The company said net profit was negatively impacted by the amount of AED10.6 million but restructuring of domestic operations in India delivered a positive contribution of AED6.7 million.
Aramex added that Q1 revenues grew by 4 percent to AED 1.2 billion and would have grown by 8 percent excluding the impact from currency fluctuations, mainly in the Libyan Dinar, South African Rand and Australian Dollar.
Bashar Obeid, CEO of Aramex, said: “We continue to benefit from the healthy growth in global e-commerce volumes; however, we have started witnessing pressure on International Express margins due to lower and more competitive pricing.
“Our key priorities for this year are to continue to invest in upgrading our service level across all our core markets, while progressing aggressively in executing our digital transformation roadmap.”

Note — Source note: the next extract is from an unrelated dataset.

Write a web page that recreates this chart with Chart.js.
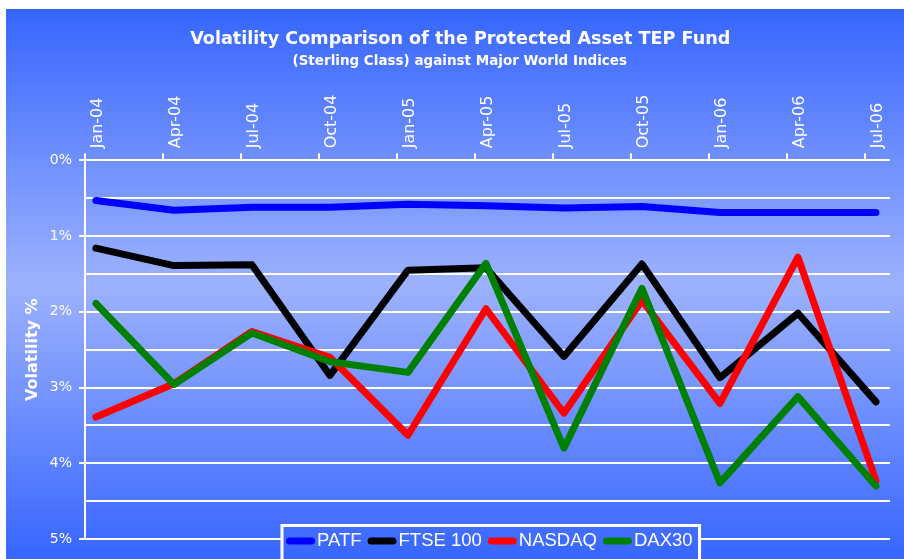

Aramex said its cross-border International Express business grew by 7 percent to AED533 million, mainly attributed to the growth in cross-border e-commerce, which registered double-digit growth across most of Aramex’s markets.
The Domestic Express business dropped by 3 percent to AED257 million, due in large part to the strategic restructuring in India and fluctuations in foreign currency.
Obeid added: “We continue to maintain a positive outlook for the remainder of the year. However, the fast-changing landscape means that we will have to grow market share by being more competitive with our pricing, more efficient with our offerings and exceling at the quality of our service.
“We will carry on investing in automation and other technologies as part of our digital transformation roadmap to improve our operations and enhance the overall customer experience.”